Claire Booth (soprano), Peter Manning (violin)
Oriel Centre
, Dundalk Gaol
****
György Kurtág
– Kafka Fragments
György Kurtág was born in 1926, and wrote
Kafka Fragments
in 1985-87. This performance, promoted by the Louth Contemporary Music Society, was given by the same two British musicians who last year in London gave a staged presentation, designed by Netia Jones, that attracted much praise. However, I was glad to see this extraordinary work receive its Irish premiere in the manner the composer originally intended – as a concert piece.
The fragments of the title are phrases, or parts of them, chosen by Kurtág from Kafka's private writings. The musical work lasts just over an hour – a sequence of short sections with the intensity of the strong miniature. So the smallest gesture can make an enormous impact. Meaning is gleaned via the suggestive flash rather than by statement. As Paul Griffiths says, in this concert's excellent printed programme, the alignment of 41 short pieces "allows a whole view of life to emerge in shards and spaces".

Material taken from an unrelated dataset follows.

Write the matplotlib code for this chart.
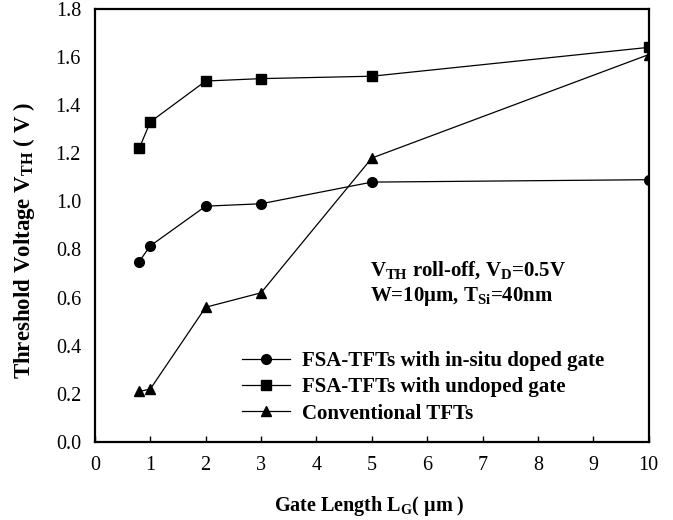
import matplotlib
matplotlib.use("Agg")
import matplotlib.pyplot as plt

# gate length (um)
lg_doped = [0.8, 1, 2, 3, 5, 10]
vth_doped = [0.75, 0.815, 0.98, 0.99, 1.08, 1.09]

lg_undoped = [0.8, 1, 2, 3, 5, 10]
vth_undoped = [1.22, 1.33, 1.50, 1.51, 1.52, 1.64]

lg_conv = [0.8, 1, 2, 3, 5, 10]
vth_conv = [0.21, 0.22, 0.56, 0.62, 1.18, 1.61]

x_ticks = [0, 1, 2, 3, 4, 5, 6, 7, 8, 9, 10]
y_ticks = [0.0, 0.2, 0.4, 0.6, 0.8, 1.0, 1.2, 1.4, 1.6, 1.8]

plt.rcParams["font.family"] = ["Liberation Serif", "DejaVu Serif"]
plt.rcParams["mathtext.fontset"] = "custom"
plt.rcParams["mathtext.rm"] = "Liberation Serif"
plt.rcParams["mathtext.bf"] = "Liberation Serif:bold"
plt.rcParams["mathtext.it"] = "Liberation Serif:italic"
plt.rcParams["mathtext.default"] = "bf"

fig = plt.figure(figsize=(6.73, 5.2), dpi=100)
ax = fig.add_axes([0.141, 0.15, 0.823, 0.833])

ax.plot(lg_doped, vth_doped, "-o", color="black", lw=0.9, ms=7,
        label="FSA-TFTs with in-situ doped gate")
ax.plot(lg_undoped, vth_undoped, "-s", color="black", lw=0.9, ms=6.5,
        label="FSA-TFTs with undoped gate")
ax.plot(lg_conv, vth_conv, "-^", color="black", lw=0.9, ms=7,
        label="Conventional TFTs")

ax.set_xlim(0, 10)
ax.set_ylim(0, 1.8)
ax.set_xticks(x_ticks)
ax.set_yticks(y_ticks)
ax.set_yticklabels([f"{v:.1f}" for v in y_ticks])
ax.tick_params(axis="x", direction="in", length=4, width=1, pad=10, labelsize=14.5)
ax.tick_params(axis="y", direction="in", length=0, pad=10, labelsize=14.5)
for s in ax.spines.values():
    s.set_linewidth(1.6)

ax.set_xlabel(r"Gate Length L$_{G}$( μm )", fontsize=14.5, fontweight="bold")
ax.set_ylabel(r"Threshold Voltage V$_{TH}$ ( V )", fontsize=16.5, fontweight="bold")
ax.xaxis.set_label_coords(0.495, -0.12)
ax.yaxis.set_label_coords(-0.104, 0.465)

ax.text(4.96, 0.692, r"V$_{TH}$ roll-off, V$_{D}$=0.5V", fontsize=15, fontweight="bold",
        va="baseline", ha="left")
ax.text(4.96, 0.585, r"W=10μm, T$_{Si}$=40nm", fontsize=15, fontweight="bold",
        va="baseline", ha="left")

leg = ax.legend(loc="upper left", bbox_to_anchor=(0.265, 0.21), frameon=False,
                prop={"weight": "bold", "size": 15}, handlelength=2.3,
                labelspacing=0.3, handletextpad=0.6, borderpad=0, borderaxespad=0)

fig.savefig("out.png", dpi=100)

The atmospheric, long, high and narrow space of the Dundalk Oriel Centre in Dundalk Gaol seems apt for music so concerned with interiority. The performances by soprano Claire Booth and violinist Peter Manning are highly charged and utterly persuasive. Listening to this procession of concentrated ideas alters one’s awareness of time. It is as if the gestural extravagance of expressionism has been squeezed into a sequence of tiny spaces, in which huge things could happen – or not.